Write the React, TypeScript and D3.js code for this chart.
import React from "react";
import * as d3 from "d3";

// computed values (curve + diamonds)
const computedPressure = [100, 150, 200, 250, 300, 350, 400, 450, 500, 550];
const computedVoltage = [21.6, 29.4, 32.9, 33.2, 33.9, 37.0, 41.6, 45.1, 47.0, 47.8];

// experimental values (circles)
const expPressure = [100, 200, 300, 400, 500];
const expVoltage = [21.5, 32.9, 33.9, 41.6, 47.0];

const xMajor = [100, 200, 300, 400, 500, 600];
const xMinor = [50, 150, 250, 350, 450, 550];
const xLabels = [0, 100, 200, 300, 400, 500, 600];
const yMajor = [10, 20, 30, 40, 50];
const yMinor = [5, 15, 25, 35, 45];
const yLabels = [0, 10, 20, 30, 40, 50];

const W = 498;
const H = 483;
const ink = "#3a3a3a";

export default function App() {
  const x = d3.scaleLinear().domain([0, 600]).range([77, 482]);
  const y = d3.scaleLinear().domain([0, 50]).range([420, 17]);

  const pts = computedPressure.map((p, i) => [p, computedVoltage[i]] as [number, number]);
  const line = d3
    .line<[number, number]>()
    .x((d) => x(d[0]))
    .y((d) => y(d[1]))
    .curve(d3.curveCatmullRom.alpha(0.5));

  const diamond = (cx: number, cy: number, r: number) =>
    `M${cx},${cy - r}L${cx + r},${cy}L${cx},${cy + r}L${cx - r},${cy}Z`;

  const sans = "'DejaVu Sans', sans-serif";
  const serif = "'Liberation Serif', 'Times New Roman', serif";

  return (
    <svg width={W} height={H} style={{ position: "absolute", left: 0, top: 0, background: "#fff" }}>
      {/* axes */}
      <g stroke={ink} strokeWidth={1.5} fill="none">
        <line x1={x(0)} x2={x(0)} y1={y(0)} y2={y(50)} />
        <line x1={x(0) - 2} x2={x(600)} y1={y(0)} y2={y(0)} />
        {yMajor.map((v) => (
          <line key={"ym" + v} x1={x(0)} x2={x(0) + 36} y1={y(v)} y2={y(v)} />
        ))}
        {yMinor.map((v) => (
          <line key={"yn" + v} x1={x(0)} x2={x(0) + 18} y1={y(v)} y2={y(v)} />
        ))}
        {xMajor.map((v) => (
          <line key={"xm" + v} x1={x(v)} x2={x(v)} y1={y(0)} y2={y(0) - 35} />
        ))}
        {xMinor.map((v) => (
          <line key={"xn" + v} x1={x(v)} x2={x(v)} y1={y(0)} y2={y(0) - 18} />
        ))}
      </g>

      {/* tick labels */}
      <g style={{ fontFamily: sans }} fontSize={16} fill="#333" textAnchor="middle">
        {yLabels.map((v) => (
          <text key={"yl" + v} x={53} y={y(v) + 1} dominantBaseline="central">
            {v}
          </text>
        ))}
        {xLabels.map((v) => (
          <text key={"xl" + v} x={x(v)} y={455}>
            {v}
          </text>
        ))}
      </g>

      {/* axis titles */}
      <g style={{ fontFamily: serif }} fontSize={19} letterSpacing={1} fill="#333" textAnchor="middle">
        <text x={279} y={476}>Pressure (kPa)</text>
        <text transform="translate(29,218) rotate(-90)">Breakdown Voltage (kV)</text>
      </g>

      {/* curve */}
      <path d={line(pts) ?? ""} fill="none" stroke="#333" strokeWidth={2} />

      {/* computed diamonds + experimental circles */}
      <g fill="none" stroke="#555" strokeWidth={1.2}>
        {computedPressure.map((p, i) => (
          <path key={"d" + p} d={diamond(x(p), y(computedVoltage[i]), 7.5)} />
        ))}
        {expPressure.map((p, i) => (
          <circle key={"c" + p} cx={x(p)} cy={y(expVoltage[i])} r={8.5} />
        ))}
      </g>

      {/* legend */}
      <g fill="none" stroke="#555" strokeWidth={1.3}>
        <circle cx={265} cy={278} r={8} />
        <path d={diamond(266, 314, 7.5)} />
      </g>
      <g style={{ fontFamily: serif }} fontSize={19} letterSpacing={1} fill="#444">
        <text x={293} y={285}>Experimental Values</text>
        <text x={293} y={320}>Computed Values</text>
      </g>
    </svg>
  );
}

• • • •

→ **PROBLEM TO SOLVE**: Return the listing above in full, character for character.

→ **OUTPUT**:
Write the React, TypeScript and D3.js code for this chart.
import React from "react";
import * as d3 from "d3";

// computed values (curve + diamonds)
const computedPressure = [100, 150, 200, 250, 300, 350, 400, 450, 500, 550];
const computedVoltage = [21.6, 29.4, 32.9, 33.2, 33.9, 37.0, 41.6, 45.1, 47.0, 47.8];

// experimental values (circles)
const expPressure = [100, 200, 300, 400, 500];
const expVoltage = [21.5, 32.9, 33.9, 41.6, 47.0];

const xMajor = [100, 200, 300, 400, 500, 600];
const xMinor = [50, 150, 250, 350, 450, 550];
const xLabels = [0, 100, 200, 300, 400, 500, 600];
const yMajor = [10, 20, 30, 40, 50];
const yMinor = [5, 15, 25, 35, 45];
const yLabels = [0, 10, 20, 30, 40, 50];

const W = 498;
const H = 483;
const ink = "#3a3a3a";

export default function App() {
  const x = d3.scaleLinear().domain([0, 600]).range([77, 482]);
  const y = d3.scaleLinear().domain([0, 50]).range([420, 17]);

  const pts = computedPressure.map((p, i) => [p, computedVoltage[i]] as [number, number]);
  const line = d3
    .line<[number, number]>()
    .x((d) => x(d[0]))
    .y((d) => y(d[1]))
    .curve(d3.curveCatmullRom.alpha(0.5));

  const diamond = (cx: number, cy: number, r: number) =>
    `M${cx},${cy - r}L${cx + r},${cy}L${cx},${cy + r}L${cx - r},${cy}Z`;

  const sans = "'DejaVu Sans', sans-serif";
  const serif = "'Liberation Serif', 'Times New Roman', serif";

  return (
    <svg width={W} height={H} style={{ position: "absolute", left: 0, top: 0, background: "#fff" }}>
      {/* axes */}
      <g stroke={ink} strokeWidth={1.5} fill="none">
        <line x1={x(0)} x2={x(0)} y1={y(0)} y2={y(50)} />
        <line x1={x(0) - 2} x2={x(600)} y1={y(0)} y2={y(0)} />
        {yMajor.map((v) => (
          <line key={"ym" + v} x1={x(0)} x2={x(0) + 36} y1={y(v)} y2={y(v)} />
        ))}
        {yMinor.map((v) => (
          <line key={"yn" + v} x1={x(0)} x2={x(0) + 18} y1={y(v)} y2={y(v)} />
        ))}
        {xMajor.map((v) => (
          <line key={"xm" + v} x1={x(v)} x2={x(v)} y1={y(0)} y2={y(0) - 35} />
        ))}
        {xMinor.map((v) => (
          <line key={"xn" + v} x1={x(v)} x2={x(v)} y1={y(0)} y2={y(0) - 18} />
        ))}
      </g>

      {/* tick labels */}
      <g style={{ fontFamily: sans }} fontSize={16} fill="#333" textAnchor="middle">
        {yLabels.map((v) => (
          <text key={"yl" + v} x={53} y={y(v) + 1} dominantBaseline="central">
            {v}
          </text>
        ))}
        {xLabels.map((v) => (
          <text key={"xl" + v} x={x(v)} y={455}>
            {v}
          </text>
        ))}
      </g>

      {/* axis titles */}
      <g style={{ fontFamily: serif }} fontSize={19} letterSpacing={1} fill="#333" textAnchor="middle">
        <text x={279} y={476}>Pressure (kPa)</text>
        <text transform="translate(29,218) rotate(-90)">Breakdown Voltage (kV)</text>
      </g>

      {/* curve */}
      <path d={line(pts) ?? ""} fill="none" stroke="#333" strokeWidth={2} />

      {/* computed diamonds + experimental circles */}
      <g fill="none" stroke="#555" strokeWidth={1.2}>
        {computedPressure.map((p, i) => (
          <path key={"d" + p} d={diamond(x(p), y(computedVoltage[i]), 7.5)} />
        ))}
        {expPressure.map((p, i) => (
          <circle key={"c" + p} cx={x(p)} cy={y(expVoltage[i])} r={8.5} />
        ))}
      </g>

      {/* legend */}
      <g fill="none" stroke="#555" strokeWidth={1.3}>
        <circle cx={265} cy={278} r={8} />
        <path d={diamond(266, 314, 7.5)} />
      </g>
      <g style={{ fontFamily: serif }} fontSize={19} letterSpacing={1} fill="#444">
        <text x={293} y={285}>Experimental Values</text>
        <text x={293} y={320}>Computed Values</text>
      </g>
    </svg>
  );
}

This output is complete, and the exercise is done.